In allen Partien gab es natürlich Schwankungen in der Stellungsbewertung, aber diese vereinfachte Zusammenfassung zeigt schon, wo die Knackpunkte waren. Runde 9 wäre vielleicht auch ohne das fehlerhafte Opfer verloren worden, aber der Sieg in Runde 7 wurde am Ende klar verschenkt, und eine Partie wie in Runde 10 hat Leonore schon seit Jahren nicht mehr gespielt. Bei den Remisen in Runde 8 und 11 wurde nicht mit dem letzten Biss gekämpft, auch da ist noch etwas Potenzial; nicht zuletzt war die Remisquote mit 50 % einfach zu hoch.

Soweit die recht nüchterne Zusammenfassung eines am Ende schlecht gelaufenen Turniers. Die WM aber auch einige schöne Seiten. Besonders hervorzuheben sind dabei
- die gute Stimmung zwischen den Spielerinnen, sehr freundschaftlicher Umgang, keine Streitfälle
- die gute Stimmung in der deutschen Mannschaft
- die professionelle Ausrichtung des Turniers, bis auf Kleinigkeiten war alles perfekt organisert
- viele interessante Eindrücke abseits des Turniergeschehens
- neben dem anstrengenden Wettkampf auch noch etwas Freizeit (Altstadt, Museen, Schwimmen, Billard)

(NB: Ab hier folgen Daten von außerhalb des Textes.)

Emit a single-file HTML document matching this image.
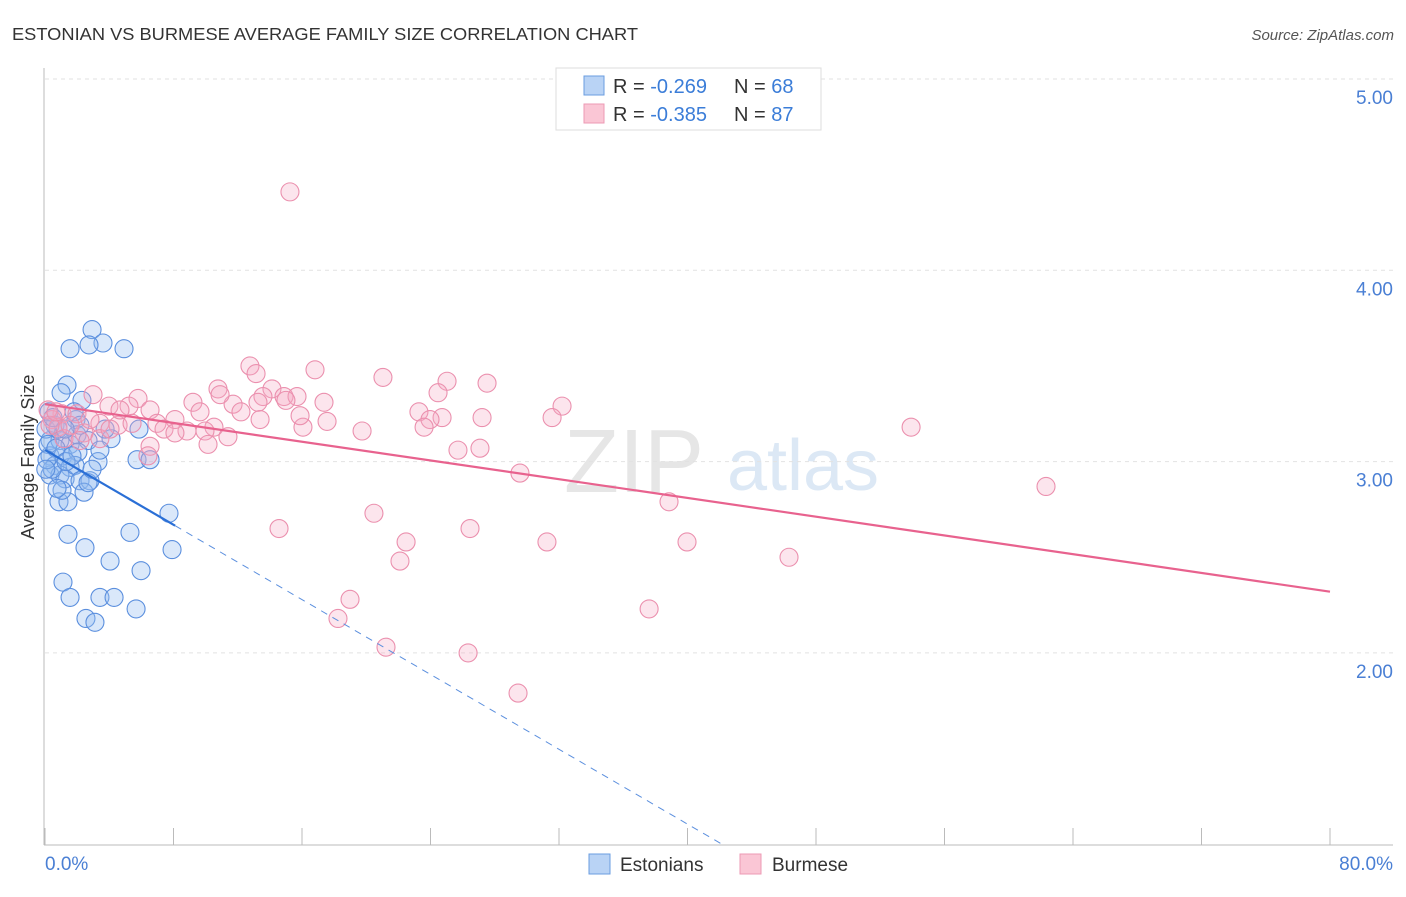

Die Stadt Montevideo hatte ein besonderes Flair. Über den Kontrast von alten Häusern und Hochhaus-Wohnblöcken hatten wir schon berichtet. In den Straßen fuhren überwiegend alte Autos, oft richtige Klapperkisten. Nebenstraßen und Bürgersteige waren in recht marodem Zustand. Elektrische Leitungen waren überirdisch zwischen Holzpfosten gespannt, oft auch von Haus zu Haus. Alles ungefähr wie bei uns in den 70er Jahren. In den Einkaufszentren sah es dagegen ungefähr wie bei uns aus. Fernseher mit Flachbildschirm, moderne Kommunikationsmittel und Haushaltsgeräte wurden an jeder Ecke angeboten, das passte nicht so ins Bild der 70er Jahre. Neben zahlreichen Mode- und Schmuckgeschäften gab es auch noch einige sehr gut sortierte Buchhandlungen, auch für Modebewusste und Leseratten ist in dieser Stadt gesorgt.

Die Zeit reichte nicht, um alles zu erkunden, aber wir konnten vieles sehen und haben eine schöne Zeit dort verbracht. Wenn man das schachliche Ergebnis nicht überbewertet, kann man zusammenfassen: Die Reise hat sich gelohnt.


P.S. Als Ursache für die 4,5 Punkte wurde im Nachhinein noch ein Straßenschild identifiziert, das genau diese Ziffern zeigt, bei uns Seltenheitswert hat und daher möglicherweise für Verwirrung sorgte und "an Allem" Schuld ist (siehe Bild).

Ferner wird gemutmaßt, dass wir auf der Südhalbkugel dauernd auf Kopf laufen mussten. Man kann so nicht Schach spielen, wenn man das nicht gewohnt ist.